The center will work to develop new sustainable water systems for agriculture, industry and personal consumption. Other research will be conducted on biodiversity, ecosystem restoration, environmental maintenance, natural disasters, climate change and responses to extreme climate events. The center will also research new methods of food production, in partnership with researches across the world.
The university already has recruited more faculty to conduct research and hold lecture series.
NIU officials said they expect the center to be a boon for faculty and students also, bolstering already existing research that faculty have been doing for years.

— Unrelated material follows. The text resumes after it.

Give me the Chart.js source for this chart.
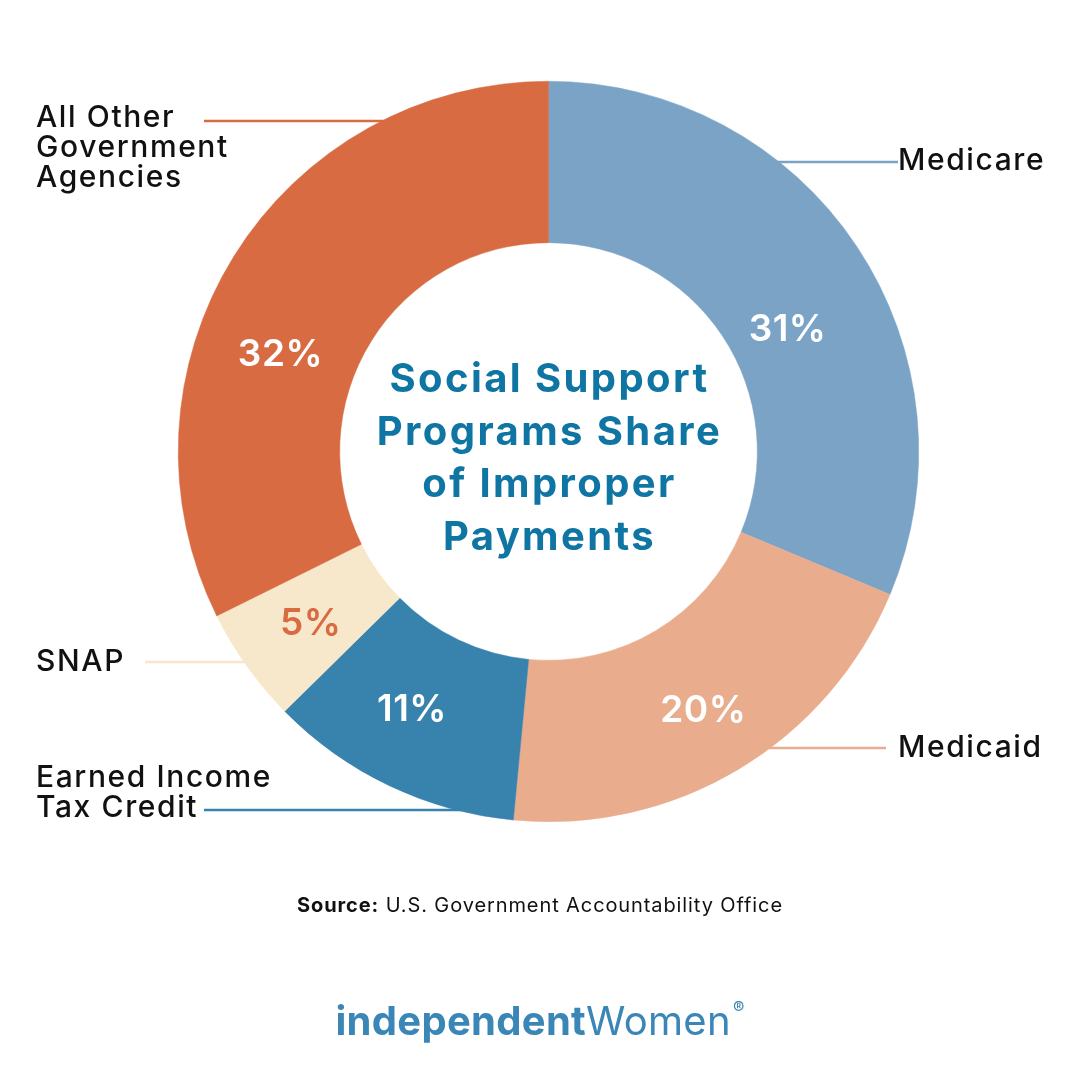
<!DOCTYPE html>
<html>
<head>
<meta charset="utf-8">
<script src="https://cdn.jsdelivr.net/npm/chart.js@4/dist/chart.umd.min.js"></script>
<style>
  html,body{margin:0;padding:0;background:#fff;}
  #c{display:block;}
</style>
</head>
<body>
<canvas id="c" width="1080" height="1080"></canvas>
<script>
// ---- data ----
const categories = ['Medicare', 'Medicaid', 'Earned Income Tax Credit', 'SNAP', 'All Other Government Agencies'];
const shares = [31, 20, 11, 5, 32];
const valueLabels = ['31%', '20%', '11%', '5%', '32%'];
const calloutText = [['Medicare'], ['Medicaid'], ['Earned Income', 'Tax Credit'], ['SNAP'], ['All Other', 'Government', 'Agencies']];
const titleLines = ['Social Support', 'Programs Share', 'of Improper', 'Payments'];
const sourceBold = 'Source:';
const sourceText = ' U.S. Government Accountability Office';

// ---- styles / layout ----
const sliceColors = ['#7ba3c6', '#e9ad8e', '#3783ae', '#f8e8cb', '#d86b42'];
const valueColors = ['#ffffff', '#ffffff', '#ffffff', '#d86b42', '#ffffff'];
const valueNudge = [[-2, 39], [6, 11], [-12, -3], [-2, 4], [-22, 56]];
const callouts = [
  {side: 'right', x: 898, y: 161, lineY: 162, lineEnd: 898},
  {side: 'right', x: 898, y: 748, lineY: 748, lineEnd: 886},
  {side: 'left',  x: 36,  y: 778, lineY: 810, lineEnd: 204},
  {side: 'left',  x: 36,  y: 662, lineY: 662, lineEnd: 145},
  {side: 'left',  x: 36,  y: 118, lineY: 121, lineEnd: 204}
];
const FONT = 'Inter, "Open Sans", "DejaVu Sans", sans-serif';
const titleColor = '#0f75a3';
const logoColor = '#3a86b6';

function spacing(ctx, px) { if ('letterSpacing' in ctx) ctx.letterSpacing = px + 'px'; }

const overlay = {
  id: 'overlay',
  afterDraw(chart) {
    const ctx = chart.ctx;
    const meta = chart.getDatasetMeta(0);
    const arc0 = meta.data[0];
    const cx = arc0.x, cy = arc0.y, R = arc0.outerRadius;

    ctx.save();
    ctx.textAlign = 'center';
    ctx.textBaseline = 'middle';
    ctx.font = '600 37px ' + FONT;
    spacing(ctx, 0.5);
    meta.data.forEach((arc, i) => {
      const p = arc.tooltipPosition();
      ctx.fillStyle = valueColors[i];
      ctx.fillText(valueLabels[i], p.x + valueNudge[i][0], p.y + valueNudge[i][1]);
    });

    ctx.lineWidth = 2.5;
    callouts.forEach((c, i) => {
      const dy = c.lineY - cy;
      const dx = Math.sqrt(Math.max(0, R * R - dy * dy));
      const edgeX = c.side === 'right' ? cx + dx - 6 : cx - dx + 6;
      ctx.strokeStyle = sliceColors[i];
      ctx.beginPath();
      ctx.moveTo(edgeX, c.lineY);
      ctx.lineTo(c.lineEnd, c.lineY);
      ctx.stroke();
    });

    ctx.fillStyle = '#111111';
    ctx.font = '500 30px ' + FONT;
    spacing(ctx, 1.6);
    ctx.textAlign = 'left';
    callouts.forEach((c, i) => {
      calloutText[i].forEach((t, k) => {
        ctx.fillText(t, c.x, c.y + k * 30);
      });
    });

    ctx.fillStyle = titleColor;
    ctx.font = '700 40px ' + FONT;
    spacing(ctx, 2.4);
    ctx.textAlign = 'center';
    titleLines.forEach((t, k) => {
      ctx.fillText(t, cx + 1, 380 + k * 52.7);
    });

    spacing(ctx, 0.9);
    ctx.font = '700 20px ' + FONT;
    const wB = ctx.measureText(sourceBold).width;
    ctx.font = '400 20px ' + FONT;
    const wR = ctx.measureText(sourceText).width;
    let sx = 540 - (wB + wR) / 2;
    ctx.textAlign = 'left';
    ctx.fillStyle = '#111111';
    ctx.font = '700 20px ' + FONT;
    ctx.fillText(sourceBold, sx, 906);
    ctx.font = '400 20px ' + FONT;
    ctx.fillText(sourceText, sx + wB, 906);

    ctx.textBaseline = 'alphabetic';
    ctx.fillStyle = logoColor;
    spacing(ctx, 0.3);
    const base = 1035;
    ctx.font = '700 40px ' + FONT;
    const w1 = ctx.measureText('independent').width;
    ctx.font = '400 40px ' + FONT;
    const w2 = ctx.measureText('Women').width;
    ctx.font = '400 17px ' + FONT;
    const w3 = ctx.measureText('®').width;
    const total = w1 + w2 + w3 + 2;
    let lx = 540 - total / 2;
    ctx.font = '700 40px ' + FONT;
    ctx.fillText('independent', lx, base);
    ctx.font = '400 40px ' + FONT;
    ctx.fillText('Women', lx + w1, base);
    ctx.font = '400 17px ' + FONT;
    ctx.fillText('®', lx + w1 + w2 + 2, base - 21);
    ctx.restore();
  }
};

new Chart(document.getElementById('c'), {
  type: 'doughnut',
  data: {
    labels: categories,
    datasets: [{
      data: shares,
      backgroundColor: sliceColors,
      borderColor: sliceColors,
      borderWidth: 0.5
    }]
  },
  options: {
    responsive: false,
    animation: false,
    devicePixelRatio: 1,
    cutout: '56.4%',
    layout: {padding: {left: 178, right: 161, top: 81, bottom: 258}},
    plugins: {legend: {display: false}, tooltip: {enabled: false}}
  },
  plugins: [overlay]
});
</script>
</body>
</html>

Since the center was first announced, NIU faculty have won grants from the Illinois Innovation Network and federal sources to conduct research on American prairie restoration, soil microbes, turning trash into usable products, exploring urban-rural connections and enhancing agricultural practices, the release states.
NIU also notes a strong interest in sustainability studies among students, including its more than 100 current students pursuing bachelor’s degrees in environmental studies. According to the release, many hundreds more NIU students are pursuing degrees in areas ranging from meteorology and geology to engineering and law where sustainability issues are at the forefront.
NIU meteorology professor Victor Gensini said sustainability is vital to his line of work, including severe weather and long-range forecasting. Such research can aid building structures to better withstand extreme weather events – which are becoming more prevalent as climate change impacts existing weather and seasonal patterns.
Gensini also is a member of NIU’s Weather, Climate and Society Research Group, which studies how weather and climate extremes impact humans and the economy.
“The sustainability issues we are tackling today are complex and require expertise from many different disciplines,” he said. “It’s exciting to know that the new Northern Illinois Center for Community Sustainability will be at the forefront of collaborations on sustainability solutions for decades to come.”